IN Ecclesiastes we read, "Every man should eat and drink, and enjoy the good of all his labour, it is the gift of God." How many times we have heard it said that an enjoyable situation, an unexpected gift, a long period of good health or remarkable success, seemed too good to be true! Such a statement has behind it a hint of superstition, an implication that good may be variable or reversed. It would seem to point to some other power than God, to something over which He has no control, to some power which can stop or turn away from us our good.
The Anglo-Saxon term for God is '"good." The Bible tells us in unmistakable language that God is good. In James we read, "Every good gift and every perfect gift is from above, and cometh down from the Father of lights, with whom is no variableness, neither shadow of turning." How absolutely faithful and true is our God, who created all thingsgood, who made man in His own image and likeness, and gave him dominion over all! From cover to cover the Bible emphasizes and illustrates God's goodness, showing that when men trusted Him, His promises of good never failed. Then, if God is omnipotent, omniscient, and omnipresent, good is the only power and presence, the Mind that knows all things, and nothing but good. Certainly such good cannot be other than eternal. It cannot possibly be reversed and become evil; and it cannot be too good to be true.
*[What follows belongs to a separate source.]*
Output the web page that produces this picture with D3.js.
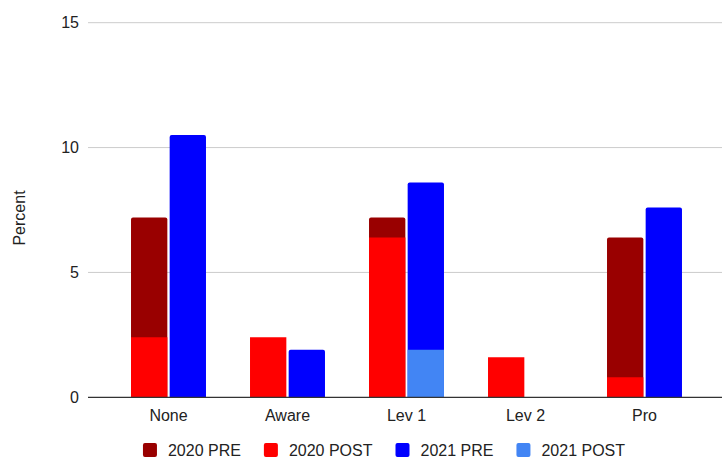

When the prodigal son, searching for happiness in material pleasures and luxuries, found them profitless and fleeting, and, truly humble and repentant, turned toward his father's house, he found all as he had left it — his place waiting for him, his ring and robe restored to him, and quantities of good things prepared for his home-coming. Nothing but a false sense of what constitutes wealth, health, and happiness had obscured his viewpoint and seemingly reversed his inheritance of good. When once he had awakened from the dream, thrown off the mesmerism of false sense testimony, and turned toward God, he found good waiting for him just as it had always been.